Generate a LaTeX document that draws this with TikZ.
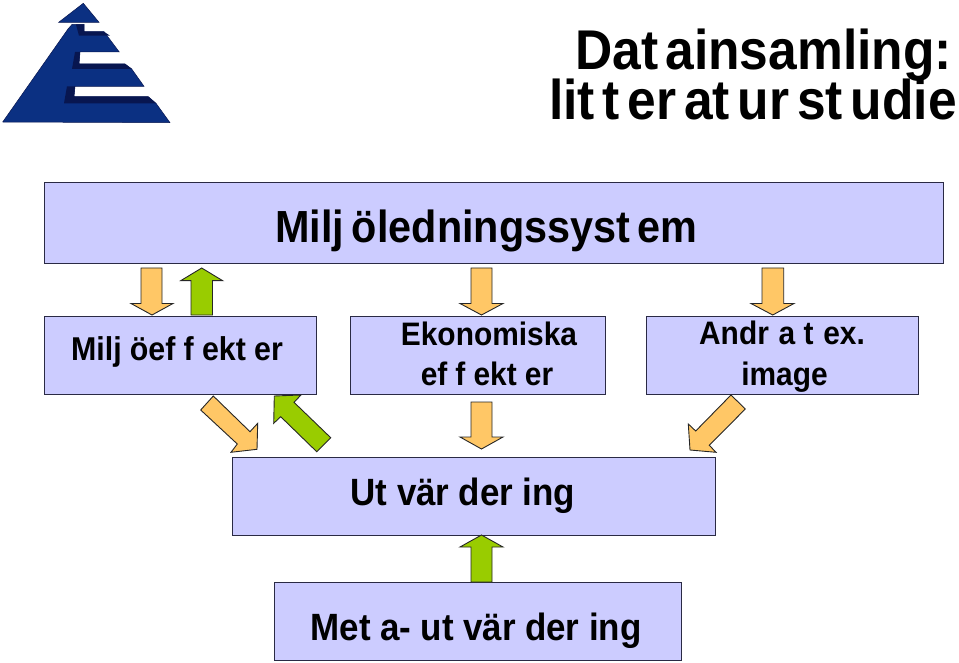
\documentclass[tikz,border=0pt]{standalone}
\usepackage{fontspec}
\setmainfont{Liberation Sans}[BoldFeatures={FakeStretch=0.92}]
\newcommand{\g}[1][.25]{\kern#1em\relax}
\definecolor{boxfill}{HTML}{CCCCFF}
\definecolor{edgecol}{HTML}{2A2A44}
\definecolor{orangefill}{HTML}{FFC766}
\definecolor{greenfill}{HTML}{99CC00}
\definecolor{logoblue}{HTML}{0B3082}
\definecolor{logodark}{HTML}{081650}
\tikzset{
 panel/.style={draw=edgecol,fill=boxfill,line width=1.1pt},
 orangearrow/.style={draw=black!85,fill=orangefill,line width=0.9pt,line join=miter},
 greenarrow/.style={draw=black!85,fill=greenfill,line width=0.9pt,line join=miter},
 label/.style={inner sep=0pt,anchor=base,align=center,text=black},
}
\begin{document}
\begin{tikzpicture}[x=1pt,y=-1pt]
\useasboundingbox (0,0) rectangle (959,663);
% logo
\fill[logoblue,draw=logodark,line width=.5pt] (83.3,3.3)--(99,22.3)--(58.7,22.3)--cycle;
\fill[logoblue,draw=logodark,line width=.5pt] (2.7,122)--(68,29)--(72,24.5)--(84,24.5)--(84,31.7)--(104,31.7)--(119.3,52)--(80,52)--(79,64)--(125,64)--(131.7,69)--(144,86.3)--(75,86.3)--(74,96.7)--(148.3,96.7)--(156,103.3)--(170,122.7)--cycle;
\fill[logodark] (76,24.5)--(84,24.5)--(84,31.7)--(104,31.7)--(110,35.7)--(79,35.7)--cycle;
\fill[logodark] (75,52)--(80,52)--(79,64)--(125,64)--(132,69)--(72,69)--cycle;
\fill[logodark] (67,86.3)--(75,86.3)--(74,96.7)--(148.3,96.7)--(156,103.3)--(64,103.3)--cycle;
% title
\node[label,anchor=base east,font=\bfseries\fontsize{56}{56}\selectfont] (t1) at (952,69.5) {Dat\g[.12]ainsamling:};
\node[label,anchor=base east,font=\bfseries\fontsize{56}{56}\selectfont] (t2) at (957,120) {lit\g[.14]t\g[.14]er\g[.14]at\g[.14]ur\g[.14]st\g[.14]udie};
% panels
\node[panel,minimum width=899pt,minimum height=81pt,inner sep=0pt,anchor=north west] (sys) at (44,182) {};
\node[panel,minimum width=272pt,minimum height=78pt,inner sep=0pt,anchor=north west] (eff) at (44,316) {};
\node[panel,minimum width=255pt,minimum height=78pt,inner sep=0pt,anchor=north west] (eko) at (350,316) {};
\node[panel,minimum width=272pt,minimum height=78pt,inner sep=0pt,anchor=north west] (and) at (646,316) {};
\node[panel,minimum width=483pt,minimum height=78pt,inner sep=0pt,anchor=north west] (utv) at (232,457) {};
\node[panel,minimum width=407pt,minimum height=78pt,inner sep=0pt,anchor=north west] (met) at (274,582) {};
% labels
\node[label,font=\bfseries\fontsize{45}{45}\selectfont] (l1) at (486.5,243) {Milj\g[.17]öledningssyst\g[.17]em};
\node[label,font=\bfseries\fontsize{33}{33}\selectfont] (l2) at (177,360.5) {Milj\g öef\g f\g ekt\g er};
\node[label,font=\bfseries\fontsize{32.5}{33}\selectfont] (l3) at (489,345) {Ekonomiska};
\node[label,font=\bfseries\fontsize{32.5}{33}\selectfont] (l4) at (487,385) {ef\g f\g ekt\g er};
\node[label,font=\bfseries\fontsize{32.5}{33}\selectfont] (l5) at (782,344) {Andr\g[.3]a t\g[.3]ex.};
\node[label,font=\bfseries\fontsize{32.5}{33}\selectfont] (l6) at (784.5,385) {image};
\node[label,font=\bfseries\fontsize{38}{38}\selectfont] (l7) at (463,505) {Ut\g vär\g der\g ing};
\node[label,font=\bfseries\fontsize{38}{38}\selectfont] (l8) at (476,640) {Met\g a-\g ut\g vär\g der\g ing};
% arrows
\draw[orangearrow] (141,268)--(162,268)--(162,303.5)--(173,303.5)--(152,315)--(131,303.5)--(141,303.5)--cycle;
\draw[greenarrow] (191,315)--(191,280.7)--(180.7,280.7)--(201.7,268)--(222.7,280.7)--(212.5,280.7)--(212.5,315)--cycle;
\draw[orangearrow] (471,268)--(492,268)--(492,303.5)--(503,303.5)--(481.5,315)--(460,303.5)--(471,303.5)--cycle;
\draw[orangearrow] (762,268)--(783.7,268)--(783.7,303.5)--(794,303.5)--(772.7,315)--(751,303.5)--(762,303.5)--cycle;
\draw[orangearrow] (213.3,396)--(200.7,410)--(237.3,444)--(231,452.3)--(257,449.3)--(257.7,423.3)--(250,431.7)--cycle;
\draw[greenarrow] (330.7,437.7)--(316.7,451.7)--(280.7,416.7)--(273.7,423.3)--(274.3,396)--(301,395)--(294,402.3)--cycle;
\draw[orangearrow] (731,395)--(745.3,409)--(709.3,445.3)--(716,452.3)--(690,450)--(688.3,424)--(695.7,431)--cycle;
\draw[orangearrow] (471,402)--(492,402)--(492,437)--(503,437)--(481.5,449)--(460,437)--(471,437)--cycle;
\draw[greenarrow] (471,582)--(471,547)--(460,547)--(481.5,535)--(503,547)--(492,547)--(492,582)--cycle;
\end{tikzpicture}
\end{document}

### Work to complete
Each line above is to be copied verbatim. Drop any image from the copy.

### Output for this exercise
Generate a LaTeX document that draws this with TikZ.
\documentclass[tikz,border=0pt]{standalone}
\usepackage{fontspec}
\setmainfont{Liberation Sans}[BoldFeatures={FakeStretch=0.92}]
\newcommand{\g}[1][.25]{\kern#1em\relax}
\definecolor{boxfill}{HTML}{CCCCFF}
\definecolor{edgecol}{HTML}{2A2A44}
\definecolor{orangefill}{HTML}{FFC766}
\definecolor{greenfill}{HTML}{99CC00}
\definecolor{logoblue}{HTML}{0B3082}
\definecolor{logodark}{HTML}{081650}
\tikzset{
 panel/.style={draw=edgecol,fill=boxfill,line width=1.1pt},
 orangearrow/.style={draw=black!85,fill=orangefill,line width=0.9pt,line join=miter},
 greenarrow/.style={draw=black!85,fill=greenfill,line width=0.9pt,line join=miter},
 label/.style={inner sep=0pt,anchor=base,align=center,text=black},
}
\begin{document}
\begin{tikzpicture}[x=1pt,y=-1pt]
\useasboundingbox (0,0) rectangle (959,663);
% logo
\fill[logoblue,draw=logodark,line width=.5pt] (83.3,3.3)--(99,22.3)--(58.7,22.3)--cycle;
\fill[logoblue,draw=logodark,line width=.5pt] (2.7,122)--(68,29)--(72,24.5)--(84,24.5)--(84,31.7)--(104,31.7)--(119.3,52)--(80,52)--(79,64)--(125,64)--(131.7,69)--(144,86.3)--(75,86.3)--(74,96.7)--(148.3,96.7)--(156,103.3)--(170,122.7)--cycle;
\fill[logodark] (76,24.5)--(84,24.5)--(84,31.7)--(104,31.7)--(110,35.7)--(79,35.7)--cycle;
\fill[logodark] (75,52)--(80,52)--(79,64)--(125,64)--(132,69)--(72,69)--cycle;
\fill[logodark] (67,86.3)--(75,86.3)--(74,96.7)--(148.3,96.7)--(156,103.3)--(64,103.3)--cycle;
% title
\node[label,anchor=base east,font=\bfseries\fontsize{56}{56}\selectfont] (t1) at (952,69.5) {Dat\g[.12]ainsamling:};
\node[label,anchor=base east,font=\bfseries\fontsize{56}{56}\selectfont] (t2) at (957,120) {lit\g[.14]t\g[.14]er\g[.14]at\g[.14]ur\g[.14]st\g[.14]udie};
% panels
\node[panel,minimum width=899pt,minimum height=81pt,inner sep=0pt,anchor=north west] (sys) at (44,182) {};
\node[panel,minimum width=272pt,minimum height=78pt,inner sep=0pt,anchor=north west] (eff) at (44,316) {};
\node[panel,minimum width=255pt,minimum height=78pt,inner sep=0pt,anchor=north west] (eko) at (350,316) {};
\node[panel,minimum width=272pt,minimum height=78pt,inner sep=0pt,anchor=north west] (and) at (646,316) {};
\node[panel,minimum width=483pt,minimum height=78pt,inner sep=0pt,anchor=north west] (utv) at (232,457) {};
\node[panel,minimum width=407pt,minimum height=78pt,inner sep=0pt,anchor=north west] (met) at (274,582) {};
% labels
\node[label,font=\bfseries\fontsize{45}{45}\selectfont] (l1) at (486.5,243) {Milj\g[.17]öledningssyst\g[.17]em};
\node[label,font=\bfseries\fontsize{33}{33}\selectfont] (l2) at (177,360.5) {Milj\g öef\g f\g ekt\g er};
\node[label,font=\bfseries\fontsize{32.5}{33}\selectfont] (l3) at (489,345) {Ekonomiska};
\node[label,font=\bfseries\fontsize{32.5}{33}\selectfont] (l4) at (487,385) {ef\g f\g ekt\g er};
\node[label,font=\bfseries\fontsize{32.5}{33}\selectfont] (l5) at (782,344) {Andr\g[.3]a t\g[.3]ex.};
\node[label,font=\bfseries\fontsize{32.5}{33}\selectfont] (l6) at (784.5,385) {image};
\node[label,font=\bfseries\fontsize{38}{38}\selectfont] (l7) at (463,505) {Ut\g vär\g der\g ing};
\node[label,font=\bfseries\fontsize{38}{38}\selectfont] (l8) at (476,640) {Met\g a-\g ut\g vär\g der\g ing};
% arrows
\draw[orangearrow] (141,268)--(162,268)--(162,303.5)--(173,303.5)--(152,315)--(131,303.5)--(141,303.5)--cycle;
\draw[greenarrow] (191,315)--(191,280.7)--(180.7,280.7)--(201.7,268)--(222.7,280.7)--(212.5,280.7)--(212.5,315)--cycle;
\draw[orangearrow] (471,268)--(492,268)--(492,303.5)--(503,303.5)--(481.5,315)--(460,303.5)--(471,303.5)--cycle;
\draw[orangearrow] (762,268)--(783.7,268)--(783.7,303.5)--(794,303.5)--(772.7,315)--(751,303.5)--(762,303.5)--cycle;
\draw[orangearrow] (213.3,396)--(200.7,410)--(237.3,444)--(231,452.3)--(257,449.3)--(257.7,423.3)--(250,431.7)--cycle;
\draw[greenarrow] (330.7,437.7)--(316.7,451.7)--(280.7,416.7)--(273.7,423.3)--(274.3,396)--(301,395)--(294,402.3)--cycle;
\draw[orangearrow] (731,395)--(745.3,409)--(709.3,445.3)--(716,452.3)--(690,450)--(688.3,424)--(695.7,431)--cycle;
\draw[orangearrow] (471,402)--(492,402)--(492,437)--(503,437)--(481.5,449)--(460,437)--(471,437)--cycle;
\draw[greenarrow] (471,582)--(471,547)--(460,547)--(481.5,535)--(503,547)--(492,547)--(492,582)--cycle;
\end{tikzpicture}
\end{document}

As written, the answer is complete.